__What you have to do__:
Pick out all lines of the entries that include the word "this" and copy them.

__Task data__:
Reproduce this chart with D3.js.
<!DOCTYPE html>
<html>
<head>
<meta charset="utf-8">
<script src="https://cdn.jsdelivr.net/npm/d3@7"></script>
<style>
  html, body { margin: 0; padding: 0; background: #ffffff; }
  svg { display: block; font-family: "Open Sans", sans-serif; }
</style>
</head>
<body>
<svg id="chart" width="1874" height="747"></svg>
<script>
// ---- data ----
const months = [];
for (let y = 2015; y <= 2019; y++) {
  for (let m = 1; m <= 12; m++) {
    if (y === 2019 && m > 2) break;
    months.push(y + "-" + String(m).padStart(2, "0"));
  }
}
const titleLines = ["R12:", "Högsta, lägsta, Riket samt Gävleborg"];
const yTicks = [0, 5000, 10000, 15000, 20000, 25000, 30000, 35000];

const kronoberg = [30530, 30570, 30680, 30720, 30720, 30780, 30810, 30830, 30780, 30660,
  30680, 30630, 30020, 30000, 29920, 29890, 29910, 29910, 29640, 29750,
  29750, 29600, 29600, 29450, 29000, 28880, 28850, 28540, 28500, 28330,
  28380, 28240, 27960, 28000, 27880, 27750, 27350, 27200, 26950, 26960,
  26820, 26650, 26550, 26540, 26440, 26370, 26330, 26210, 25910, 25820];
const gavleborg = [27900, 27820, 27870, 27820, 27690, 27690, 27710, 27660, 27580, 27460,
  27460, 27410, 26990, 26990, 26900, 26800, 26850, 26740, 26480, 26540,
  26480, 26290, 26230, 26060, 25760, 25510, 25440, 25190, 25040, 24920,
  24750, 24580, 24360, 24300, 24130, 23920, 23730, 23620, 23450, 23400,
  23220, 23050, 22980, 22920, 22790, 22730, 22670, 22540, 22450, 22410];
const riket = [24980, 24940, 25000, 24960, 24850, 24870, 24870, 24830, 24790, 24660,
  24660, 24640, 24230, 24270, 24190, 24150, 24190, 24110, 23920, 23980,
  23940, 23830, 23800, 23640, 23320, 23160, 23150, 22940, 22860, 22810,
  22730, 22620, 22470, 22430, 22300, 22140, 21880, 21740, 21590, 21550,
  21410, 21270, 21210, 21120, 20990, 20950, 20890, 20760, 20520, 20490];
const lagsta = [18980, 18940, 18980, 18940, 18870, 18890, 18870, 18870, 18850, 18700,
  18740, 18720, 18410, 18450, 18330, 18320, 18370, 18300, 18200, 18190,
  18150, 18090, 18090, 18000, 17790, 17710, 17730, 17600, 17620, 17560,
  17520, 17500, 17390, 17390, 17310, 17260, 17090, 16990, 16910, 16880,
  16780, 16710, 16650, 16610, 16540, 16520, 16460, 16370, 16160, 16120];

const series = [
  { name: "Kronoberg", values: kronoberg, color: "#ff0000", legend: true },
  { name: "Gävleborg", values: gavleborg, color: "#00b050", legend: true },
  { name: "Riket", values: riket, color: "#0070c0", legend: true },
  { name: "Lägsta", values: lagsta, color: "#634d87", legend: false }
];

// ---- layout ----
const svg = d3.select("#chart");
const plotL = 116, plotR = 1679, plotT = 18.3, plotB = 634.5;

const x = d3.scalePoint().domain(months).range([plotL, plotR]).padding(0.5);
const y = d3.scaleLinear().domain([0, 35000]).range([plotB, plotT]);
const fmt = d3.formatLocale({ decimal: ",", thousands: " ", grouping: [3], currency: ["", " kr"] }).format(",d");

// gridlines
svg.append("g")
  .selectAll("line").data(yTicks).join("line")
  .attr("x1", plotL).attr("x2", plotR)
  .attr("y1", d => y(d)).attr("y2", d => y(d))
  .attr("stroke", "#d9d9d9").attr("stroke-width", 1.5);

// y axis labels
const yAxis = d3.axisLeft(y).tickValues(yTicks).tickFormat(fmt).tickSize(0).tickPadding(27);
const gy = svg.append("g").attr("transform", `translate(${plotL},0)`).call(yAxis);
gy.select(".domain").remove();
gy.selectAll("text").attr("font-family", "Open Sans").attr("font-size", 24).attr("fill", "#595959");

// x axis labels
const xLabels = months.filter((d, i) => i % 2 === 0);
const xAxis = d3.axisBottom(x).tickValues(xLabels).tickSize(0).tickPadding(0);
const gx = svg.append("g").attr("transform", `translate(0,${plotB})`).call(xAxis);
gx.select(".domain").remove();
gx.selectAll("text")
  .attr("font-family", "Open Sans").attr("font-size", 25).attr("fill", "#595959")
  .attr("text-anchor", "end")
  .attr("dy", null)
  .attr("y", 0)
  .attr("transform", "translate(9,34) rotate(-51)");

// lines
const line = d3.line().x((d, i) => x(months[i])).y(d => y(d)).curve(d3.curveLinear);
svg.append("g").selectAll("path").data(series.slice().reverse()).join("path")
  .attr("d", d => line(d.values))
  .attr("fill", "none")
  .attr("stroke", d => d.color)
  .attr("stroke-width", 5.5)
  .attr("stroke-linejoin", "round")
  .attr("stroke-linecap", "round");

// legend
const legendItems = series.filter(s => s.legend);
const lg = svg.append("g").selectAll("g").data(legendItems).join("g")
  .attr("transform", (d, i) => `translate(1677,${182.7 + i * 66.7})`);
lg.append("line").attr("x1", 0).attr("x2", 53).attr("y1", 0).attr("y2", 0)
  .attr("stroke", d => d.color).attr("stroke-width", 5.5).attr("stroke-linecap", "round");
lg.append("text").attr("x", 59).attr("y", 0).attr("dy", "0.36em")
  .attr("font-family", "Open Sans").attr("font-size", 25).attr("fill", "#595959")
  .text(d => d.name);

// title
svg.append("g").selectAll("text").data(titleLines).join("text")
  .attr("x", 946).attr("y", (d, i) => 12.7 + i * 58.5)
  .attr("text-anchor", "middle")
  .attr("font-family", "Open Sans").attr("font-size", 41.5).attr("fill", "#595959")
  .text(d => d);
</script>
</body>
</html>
==
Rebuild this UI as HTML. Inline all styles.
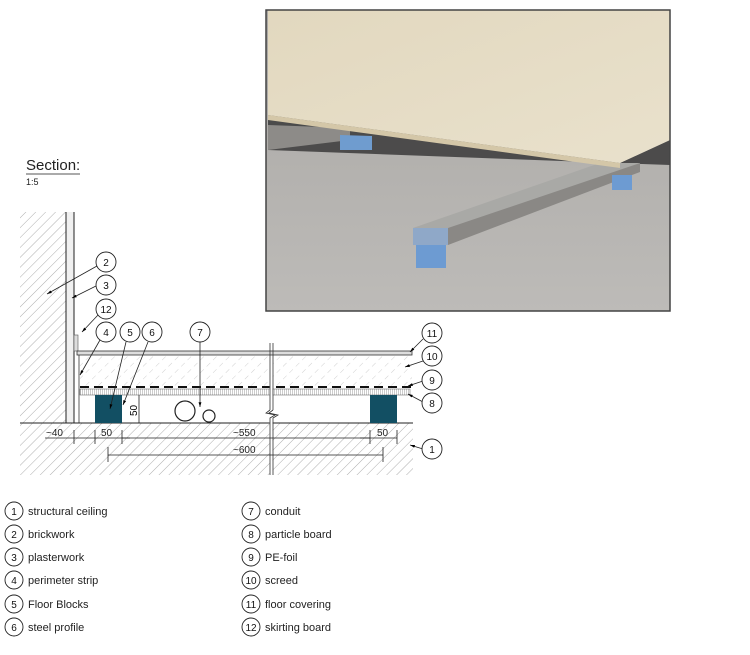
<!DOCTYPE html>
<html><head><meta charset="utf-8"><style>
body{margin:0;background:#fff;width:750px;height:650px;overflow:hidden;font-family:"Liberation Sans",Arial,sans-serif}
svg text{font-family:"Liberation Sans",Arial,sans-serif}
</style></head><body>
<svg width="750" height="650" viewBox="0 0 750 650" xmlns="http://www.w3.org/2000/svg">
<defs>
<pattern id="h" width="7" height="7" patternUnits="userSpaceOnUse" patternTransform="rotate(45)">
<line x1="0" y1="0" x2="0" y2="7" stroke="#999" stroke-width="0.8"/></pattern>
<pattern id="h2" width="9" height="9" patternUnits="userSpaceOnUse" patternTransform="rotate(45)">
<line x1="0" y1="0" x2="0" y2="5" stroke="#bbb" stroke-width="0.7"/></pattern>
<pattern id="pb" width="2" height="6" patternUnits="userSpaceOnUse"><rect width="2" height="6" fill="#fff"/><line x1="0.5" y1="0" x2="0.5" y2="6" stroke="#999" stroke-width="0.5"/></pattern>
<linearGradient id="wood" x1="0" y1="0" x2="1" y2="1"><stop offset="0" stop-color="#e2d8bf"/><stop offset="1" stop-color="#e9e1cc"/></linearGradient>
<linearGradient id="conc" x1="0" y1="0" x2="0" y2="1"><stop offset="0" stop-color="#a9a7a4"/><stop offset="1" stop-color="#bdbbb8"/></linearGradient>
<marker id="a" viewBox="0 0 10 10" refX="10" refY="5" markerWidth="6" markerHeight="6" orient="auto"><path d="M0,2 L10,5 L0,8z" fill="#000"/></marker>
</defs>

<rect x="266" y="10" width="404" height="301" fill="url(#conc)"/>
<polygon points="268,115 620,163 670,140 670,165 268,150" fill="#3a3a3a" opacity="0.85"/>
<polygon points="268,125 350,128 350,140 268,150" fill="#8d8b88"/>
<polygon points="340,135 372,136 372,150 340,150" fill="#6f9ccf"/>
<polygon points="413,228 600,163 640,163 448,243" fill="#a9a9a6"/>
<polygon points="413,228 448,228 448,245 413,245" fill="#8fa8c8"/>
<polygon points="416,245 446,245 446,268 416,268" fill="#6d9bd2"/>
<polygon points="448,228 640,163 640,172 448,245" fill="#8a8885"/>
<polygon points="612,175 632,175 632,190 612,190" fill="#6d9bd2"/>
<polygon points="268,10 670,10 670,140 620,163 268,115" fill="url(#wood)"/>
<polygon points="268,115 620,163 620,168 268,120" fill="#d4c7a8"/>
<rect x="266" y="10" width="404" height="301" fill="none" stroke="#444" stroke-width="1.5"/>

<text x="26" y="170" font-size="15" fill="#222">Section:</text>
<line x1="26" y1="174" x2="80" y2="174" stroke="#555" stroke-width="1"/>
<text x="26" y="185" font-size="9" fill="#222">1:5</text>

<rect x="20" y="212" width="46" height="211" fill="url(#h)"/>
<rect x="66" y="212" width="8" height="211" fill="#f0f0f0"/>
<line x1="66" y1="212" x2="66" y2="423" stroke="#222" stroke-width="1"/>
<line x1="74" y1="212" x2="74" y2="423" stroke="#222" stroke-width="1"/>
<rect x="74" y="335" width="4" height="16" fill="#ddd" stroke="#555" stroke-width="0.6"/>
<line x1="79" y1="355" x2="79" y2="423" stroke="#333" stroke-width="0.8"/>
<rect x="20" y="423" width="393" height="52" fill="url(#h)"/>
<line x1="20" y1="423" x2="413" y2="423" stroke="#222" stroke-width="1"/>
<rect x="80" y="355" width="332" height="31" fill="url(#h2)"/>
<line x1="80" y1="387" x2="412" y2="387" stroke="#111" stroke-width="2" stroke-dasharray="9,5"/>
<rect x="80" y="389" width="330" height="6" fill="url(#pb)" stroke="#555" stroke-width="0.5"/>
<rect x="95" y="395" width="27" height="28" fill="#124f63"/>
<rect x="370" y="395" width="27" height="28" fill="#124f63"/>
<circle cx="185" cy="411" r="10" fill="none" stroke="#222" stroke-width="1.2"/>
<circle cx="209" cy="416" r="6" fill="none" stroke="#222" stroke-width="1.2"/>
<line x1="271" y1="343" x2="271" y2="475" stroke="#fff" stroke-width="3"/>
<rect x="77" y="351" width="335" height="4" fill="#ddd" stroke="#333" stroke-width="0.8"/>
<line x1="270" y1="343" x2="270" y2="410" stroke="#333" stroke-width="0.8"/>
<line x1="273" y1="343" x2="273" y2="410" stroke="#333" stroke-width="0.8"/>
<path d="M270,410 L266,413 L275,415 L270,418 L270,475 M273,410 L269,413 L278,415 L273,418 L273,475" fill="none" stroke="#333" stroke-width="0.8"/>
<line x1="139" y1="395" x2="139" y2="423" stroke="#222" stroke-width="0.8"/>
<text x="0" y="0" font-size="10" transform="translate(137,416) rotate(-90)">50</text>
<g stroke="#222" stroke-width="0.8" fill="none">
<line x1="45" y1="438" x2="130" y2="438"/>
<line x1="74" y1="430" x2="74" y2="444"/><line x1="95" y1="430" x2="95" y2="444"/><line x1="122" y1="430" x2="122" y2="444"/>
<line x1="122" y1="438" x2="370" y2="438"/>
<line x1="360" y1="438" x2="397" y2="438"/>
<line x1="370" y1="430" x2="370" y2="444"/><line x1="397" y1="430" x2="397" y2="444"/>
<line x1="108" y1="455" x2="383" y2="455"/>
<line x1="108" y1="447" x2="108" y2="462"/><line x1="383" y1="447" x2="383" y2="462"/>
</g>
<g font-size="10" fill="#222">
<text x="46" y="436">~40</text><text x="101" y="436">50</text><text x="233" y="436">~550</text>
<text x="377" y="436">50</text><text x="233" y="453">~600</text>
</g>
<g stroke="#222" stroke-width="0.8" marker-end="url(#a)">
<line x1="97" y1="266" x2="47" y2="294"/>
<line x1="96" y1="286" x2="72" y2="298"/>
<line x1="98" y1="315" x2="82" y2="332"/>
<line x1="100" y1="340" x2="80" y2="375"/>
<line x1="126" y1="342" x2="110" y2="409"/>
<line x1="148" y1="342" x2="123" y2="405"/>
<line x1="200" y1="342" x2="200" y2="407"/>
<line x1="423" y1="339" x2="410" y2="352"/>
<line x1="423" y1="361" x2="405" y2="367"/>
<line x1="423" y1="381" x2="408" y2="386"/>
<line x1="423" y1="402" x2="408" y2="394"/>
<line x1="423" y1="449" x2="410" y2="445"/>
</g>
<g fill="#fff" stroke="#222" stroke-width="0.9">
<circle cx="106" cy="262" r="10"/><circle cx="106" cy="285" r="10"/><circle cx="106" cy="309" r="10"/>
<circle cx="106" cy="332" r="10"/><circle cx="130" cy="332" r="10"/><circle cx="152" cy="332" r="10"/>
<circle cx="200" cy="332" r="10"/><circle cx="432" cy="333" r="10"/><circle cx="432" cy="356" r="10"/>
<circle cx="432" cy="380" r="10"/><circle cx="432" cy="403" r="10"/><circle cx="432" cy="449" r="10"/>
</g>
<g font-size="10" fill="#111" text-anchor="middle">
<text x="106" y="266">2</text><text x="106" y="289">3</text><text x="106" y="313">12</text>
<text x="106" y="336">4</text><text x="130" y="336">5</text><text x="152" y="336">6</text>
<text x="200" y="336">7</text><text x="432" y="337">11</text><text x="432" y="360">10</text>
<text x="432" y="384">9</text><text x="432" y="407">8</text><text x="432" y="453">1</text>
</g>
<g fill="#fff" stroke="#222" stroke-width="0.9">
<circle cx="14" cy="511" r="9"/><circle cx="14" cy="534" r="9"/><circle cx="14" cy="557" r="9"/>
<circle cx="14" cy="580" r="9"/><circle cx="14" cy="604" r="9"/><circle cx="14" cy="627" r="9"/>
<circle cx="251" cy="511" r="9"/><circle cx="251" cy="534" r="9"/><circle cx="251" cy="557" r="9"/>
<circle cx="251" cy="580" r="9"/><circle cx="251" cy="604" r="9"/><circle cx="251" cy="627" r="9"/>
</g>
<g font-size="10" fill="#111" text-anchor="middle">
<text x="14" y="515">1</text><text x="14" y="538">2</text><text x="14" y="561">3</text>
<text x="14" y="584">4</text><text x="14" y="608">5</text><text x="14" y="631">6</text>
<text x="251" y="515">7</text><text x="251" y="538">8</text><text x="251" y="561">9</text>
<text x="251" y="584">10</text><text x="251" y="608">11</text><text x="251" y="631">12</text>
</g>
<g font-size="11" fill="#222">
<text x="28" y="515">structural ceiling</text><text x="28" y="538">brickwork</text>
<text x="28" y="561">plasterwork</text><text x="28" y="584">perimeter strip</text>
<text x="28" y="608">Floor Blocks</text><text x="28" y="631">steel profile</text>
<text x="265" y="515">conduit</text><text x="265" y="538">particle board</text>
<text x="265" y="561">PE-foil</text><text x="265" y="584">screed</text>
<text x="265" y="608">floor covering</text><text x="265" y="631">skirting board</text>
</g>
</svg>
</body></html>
--
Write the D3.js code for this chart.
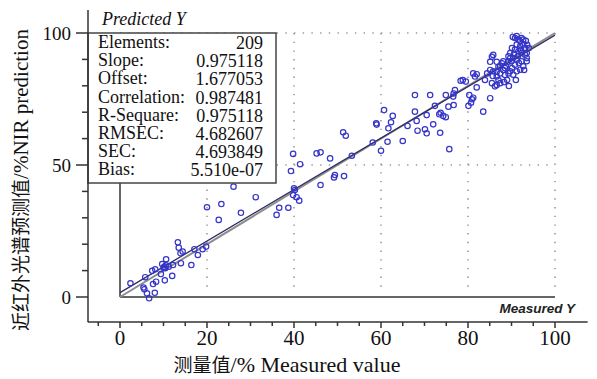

__The response__:
Reproduce this chart with D3.js.
Rebuild this UI as HTML. Inline all styles.
Write the D3.js code for this chart.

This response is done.